The time span ranges from 1911 to 1994; during most of the period racial barriers ensured that Washington’s African American society remained insulated from its white neighbors. The same was true of Scurlock himself. Though his studio in the Shaw neighborhood was busy, he was largely unknown beyond the city’s borders. The black community, however, recognized his talents, as does the rest of the world today.

Scurlock was the official photographer for Howard University, known to African Americans nationwide as the center of a cultural mecca. “One of the marks of arriving socially in black Washington was to have your portrait hanging in Scurlock’s window,” says a Washington Post article on the studio’s legacy, which includes images of W.E.B. DuBois, Duke Ellington, Martin Luther King, Jr., Sidney Poitier, and Billie Holiday.

While DC served as the stage for national pageantry, the Scurlock photographs reveal what local historian Constance McLaughlin Green calls “the secret city.” People pose in their Sunday finest, their wedding attire, their military uniforms. There is a sense of dropping in on another place and time. A neon-lit steakhouse gives off a powerful film noir atmosphere.

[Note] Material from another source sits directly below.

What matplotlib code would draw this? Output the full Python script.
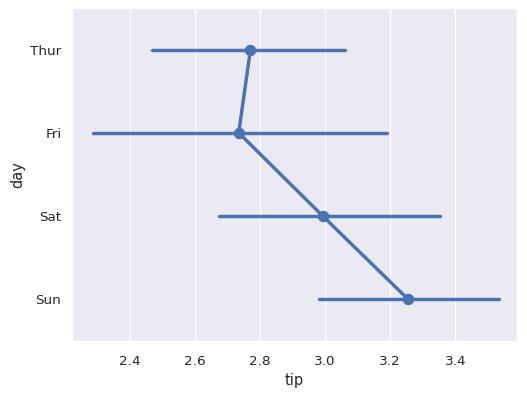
import matplotlib
matplotlib.use("Agg")
import matplotlib.pyplot as plt
import seaborn as sns

sns.set_theme(style="darkgrid", font_scale=1.07)

days = ["Thur", "Fri", "Sat", "Sun"]
tip_mean = [2.771, 2.735, 2.993, 3.255]
ci_low = [2.469, 2.288, 2.675, 2.982]
ci_high = [3.062, 3.190, 3.353, 3.534]

color = sns.color_palette()[0]

fig = plt.figure(figsize=(527 / 82.4, 396 / 82.4), dpi=82.4)
ax = fig.add_axes([0.137, 0.139, 0.844, 0.841])

ypos = list(range(len(days)))

# error bars
for y, lo, hi in zip(ypos, ci_low, ci_high):
    ax.plot([lo, hi], [y, y], color=color, lw=3, solid_capstyle="round")

# means
ax.plot(tip_mean, ypos, color=color, lw=3, marker="o", markersize=9)

ax.set_yticks(ypos)
ax.set_yticklabels(days)
ax.set_ylim(3.5, -0.5)
ax.set_xlim(2.224, 3.589)
ax.set_xticks([2.4, 2.6, 2.8, 3.0, 3.2, 3.4])
ax.tick_params(axis="x", pad=6)
ax.grid(axis="y", visible=False)
ax.set_xlabel("tip", labelpad=5)
ax.set_ylabel("day")

fig.savefig("out.png", dpi=82.4)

At Johnson’s Sandwich Shop, the proprietors face the camera, the day’s menu on a chalkboard behind the counter, ready for the lunch-hour rush. A funeral home’s empty foyer has a melancholy air. “People were trying to live ordinary lives in challenging times,” says curator John Fleckner. “Simultaneously, they were challenging those times. The Scurlocks were part of that.” In the wake of the King assassination, son Robert took to the streets, his images of a city in despair finding an audience in the pages of Life.

Most of the collection, in the form of deteriorating negatives in boxes and envelopes, is in the process of being stabilized, organized, and stored. Information is sketchy on most images; staffers hope with the visibility on the Web people will come forward to help.

The Smithsonian is in the process of matching the $125,000 Save America’s Treasures grant, having raised about $67,000 from corporations and private donors.

“This has been a multiracial city from the very beginning,” says Fleckner. “This collection portrays one hundred years of that . . . It is the community celebrating itself.”

The collection can be searched online by using the Smithsonian Institution Research Information System.